- Written task -
Each line of the material below that holds the word "this" needs to be copied.

Dataset excerpt
+++

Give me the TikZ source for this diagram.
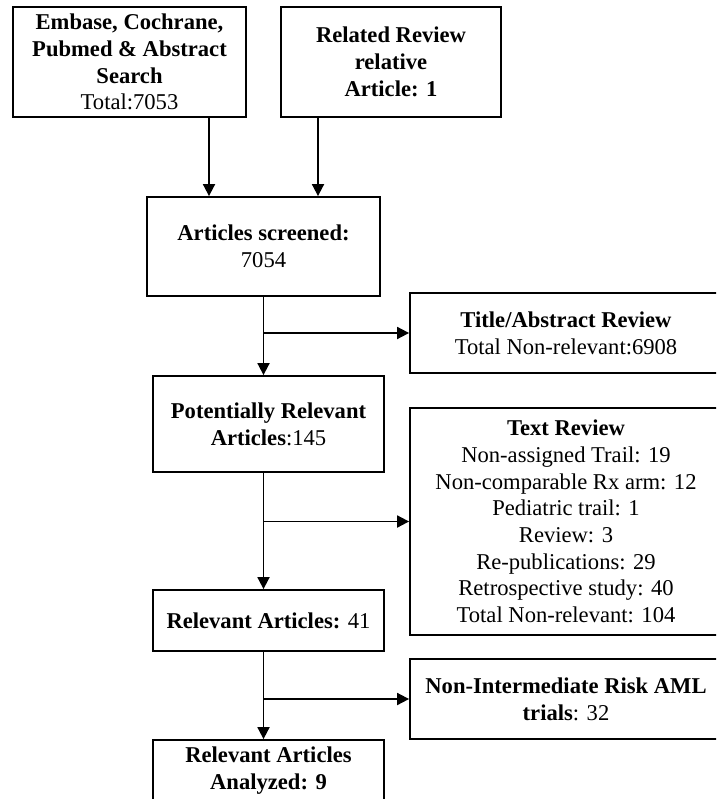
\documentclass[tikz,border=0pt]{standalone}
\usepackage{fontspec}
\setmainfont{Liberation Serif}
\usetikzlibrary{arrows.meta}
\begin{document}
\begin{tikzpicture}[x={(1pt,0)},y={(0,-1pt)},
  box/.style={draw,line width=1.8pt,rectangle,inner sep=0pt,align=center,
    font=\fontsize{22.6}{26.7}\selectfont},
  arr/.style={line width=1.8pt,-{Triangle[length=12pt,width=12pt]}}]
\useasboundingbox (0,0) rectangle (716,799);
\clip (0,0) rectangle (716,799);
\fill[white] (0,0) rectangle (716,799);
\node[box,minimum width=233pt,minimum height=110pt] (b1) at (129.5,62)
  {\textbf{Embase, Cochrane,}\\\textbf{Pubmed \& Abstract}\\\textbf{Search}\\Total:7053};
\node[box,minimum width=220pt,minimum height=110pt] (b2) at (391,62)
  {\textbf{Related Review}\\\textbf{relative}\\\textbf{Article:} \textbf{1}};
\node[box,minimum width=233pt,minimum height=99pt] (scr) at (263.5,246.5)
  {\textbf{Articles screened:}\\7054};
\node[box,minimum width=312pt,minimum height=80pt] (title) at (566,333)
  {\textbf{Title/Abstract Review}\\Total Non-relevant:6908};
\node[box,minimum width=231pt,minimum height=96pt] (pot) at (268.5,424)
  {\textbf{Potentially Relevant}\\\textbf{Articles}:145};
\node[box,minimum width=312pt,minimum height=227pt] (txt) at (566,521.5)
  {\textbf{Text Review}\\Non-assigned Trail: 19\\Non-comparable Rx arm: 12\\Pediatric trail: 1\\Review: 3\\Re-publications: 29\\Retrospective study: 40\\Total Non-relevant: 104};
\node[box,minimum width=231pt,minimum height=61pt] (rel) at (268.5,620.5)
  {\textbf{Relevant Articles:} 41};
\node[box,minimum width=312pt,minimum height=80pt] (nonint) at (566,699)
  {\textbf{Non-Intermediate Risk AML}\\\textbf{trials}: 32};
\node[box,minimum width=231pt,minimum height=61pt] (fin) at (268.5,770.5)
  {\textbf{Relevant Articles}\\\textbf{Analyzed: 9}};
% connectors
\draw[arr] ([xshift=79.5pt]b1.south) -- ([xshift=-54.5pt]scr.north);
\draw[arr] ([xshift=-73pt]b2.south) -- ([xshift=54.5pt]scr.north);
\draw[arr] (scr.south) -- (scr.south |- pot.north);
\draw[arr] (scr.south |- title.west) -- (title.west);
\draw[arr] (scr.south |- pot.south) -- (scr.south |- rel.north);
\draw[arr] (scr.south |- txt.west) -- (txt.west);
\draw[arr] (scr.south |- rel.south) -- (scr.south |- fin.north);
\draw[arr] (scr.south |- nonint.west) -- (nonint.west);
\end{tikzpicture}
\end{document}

+++

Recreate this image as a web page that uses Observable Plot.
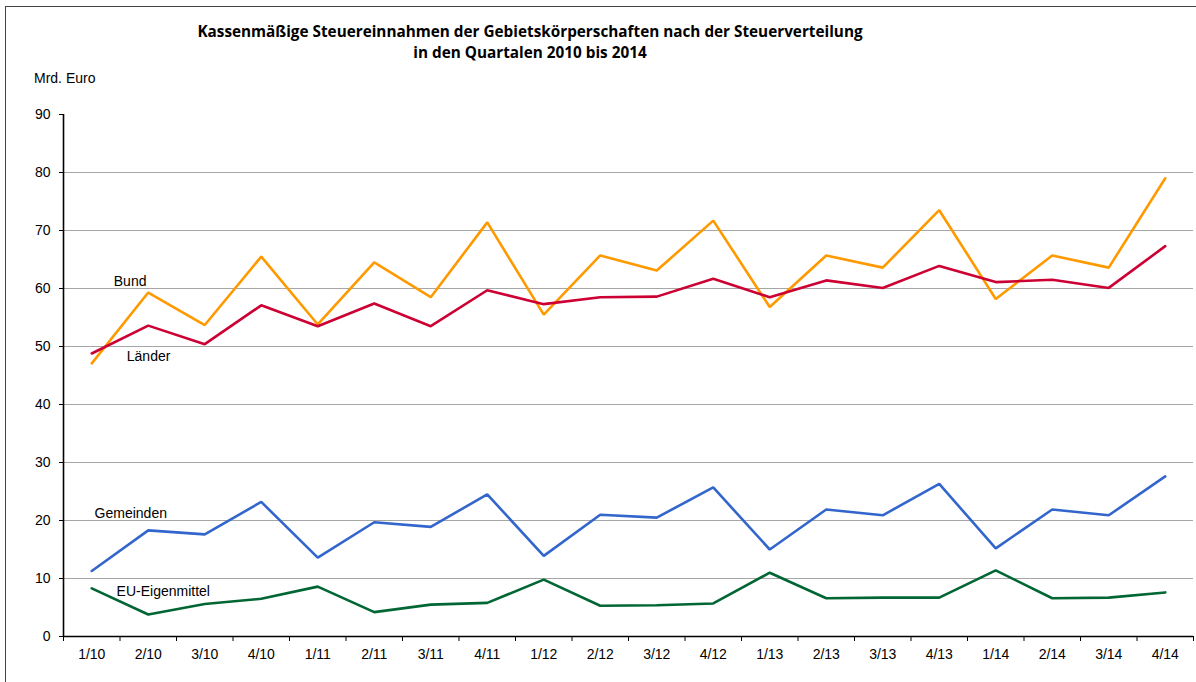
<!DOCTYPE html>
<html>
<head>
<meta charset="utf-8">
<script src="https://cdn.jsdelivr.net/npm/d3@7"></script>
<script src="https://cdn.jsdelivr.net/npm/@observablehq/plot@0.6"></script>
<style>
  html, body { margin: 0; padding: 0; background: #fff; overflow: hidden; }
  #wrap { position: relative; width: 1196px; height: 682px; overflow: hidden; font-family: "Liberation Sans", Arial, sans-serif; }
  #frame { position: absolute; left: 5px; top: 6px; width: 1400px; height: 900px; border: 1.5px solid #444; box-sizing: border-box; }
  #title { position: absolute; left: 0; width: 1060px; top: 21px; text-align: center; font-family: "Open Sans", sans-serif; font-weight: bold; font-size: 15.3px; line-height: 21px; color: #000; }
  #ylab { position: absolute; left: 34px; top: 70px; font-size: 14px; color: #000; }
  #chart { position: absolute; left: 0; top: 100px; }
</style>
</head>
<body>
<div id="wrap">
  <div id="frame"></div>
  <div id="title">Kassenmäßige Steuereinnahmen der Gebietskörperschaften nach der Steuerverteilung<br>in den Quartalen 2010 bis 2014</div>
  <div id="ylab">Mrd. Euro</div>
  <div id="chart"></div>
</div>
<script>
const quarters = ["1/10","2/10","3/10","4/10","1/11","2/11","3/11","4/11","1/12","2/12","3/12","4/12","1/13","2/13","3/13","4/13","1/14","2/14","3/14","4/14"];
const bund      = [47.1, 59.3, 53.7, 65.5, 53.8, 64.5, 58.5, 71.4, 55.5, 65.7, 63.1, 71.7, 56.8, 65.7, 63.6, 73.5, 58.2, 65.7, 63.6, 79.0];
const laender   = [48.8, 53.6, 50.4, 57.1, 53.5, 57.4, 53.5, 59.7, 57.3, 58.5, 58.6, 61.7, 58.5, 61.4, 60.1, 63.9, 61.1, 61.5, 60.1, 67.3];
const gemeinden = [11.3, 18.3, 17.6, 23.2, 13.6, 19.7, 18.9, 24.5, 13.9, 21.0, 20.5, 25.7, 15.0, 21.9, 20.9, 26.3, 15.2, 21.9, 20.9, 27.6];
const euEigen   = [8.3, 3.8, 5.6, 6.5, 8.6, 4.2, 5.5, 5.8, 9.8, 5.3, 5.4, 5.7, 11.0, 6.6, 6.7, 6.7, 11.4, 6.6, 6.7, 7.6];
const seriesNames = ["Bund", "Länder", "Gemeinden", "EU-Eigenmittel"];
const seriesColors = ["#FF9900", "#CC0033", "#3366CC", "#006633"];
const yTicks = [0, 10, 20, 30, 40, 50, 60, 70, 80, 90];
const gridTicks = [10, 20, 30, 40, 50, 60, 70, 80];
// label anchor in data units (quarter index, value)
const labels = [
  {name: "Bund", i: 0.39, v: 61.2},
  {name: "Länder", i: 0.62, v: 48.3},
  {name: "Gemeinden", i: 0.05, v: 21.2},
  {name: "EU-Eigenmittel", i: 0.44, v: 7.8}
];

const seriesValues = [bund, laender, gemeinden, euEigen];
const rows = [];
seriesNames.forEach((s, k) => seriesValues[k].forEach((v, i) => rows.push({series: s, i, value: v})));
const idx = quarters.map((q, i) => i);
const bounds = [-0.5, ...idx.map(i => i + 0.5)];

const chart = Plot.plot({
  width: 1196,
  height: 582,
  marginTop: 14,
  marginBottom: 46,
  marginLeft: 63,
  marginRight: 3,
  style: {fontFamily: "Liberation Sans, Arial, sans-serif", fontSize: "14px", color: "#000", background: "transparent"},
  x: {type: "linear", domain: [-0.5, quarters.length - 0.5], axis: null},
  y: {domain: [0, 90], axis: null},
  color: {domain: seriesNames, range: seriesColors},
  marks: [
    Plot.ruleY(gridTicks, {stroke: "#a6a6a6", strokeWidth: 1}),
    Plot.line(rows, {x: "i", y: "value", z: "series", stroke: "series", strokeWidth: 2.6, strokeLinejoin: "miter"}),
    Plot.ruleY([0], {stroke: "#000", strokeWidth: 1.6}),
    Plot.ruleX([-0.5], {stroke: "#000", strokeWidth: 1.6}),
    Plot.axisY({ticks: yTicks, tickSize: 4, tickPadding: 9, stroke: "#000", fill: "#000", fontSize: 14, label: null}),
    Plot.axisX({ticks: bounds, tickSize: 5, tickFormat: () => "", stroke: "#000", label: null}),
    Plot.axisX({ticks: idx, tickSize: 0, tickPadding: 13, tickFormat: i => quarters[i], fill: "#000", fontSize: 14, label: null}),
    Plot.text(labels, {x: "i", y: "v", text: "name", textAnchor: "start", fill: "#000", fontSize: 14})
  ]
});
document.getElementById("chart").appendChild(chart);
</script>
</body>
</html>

+++

- Task answer -
Give me the TikZ source for this diagram.
Recreate this image as a web page that uses Observable Plot.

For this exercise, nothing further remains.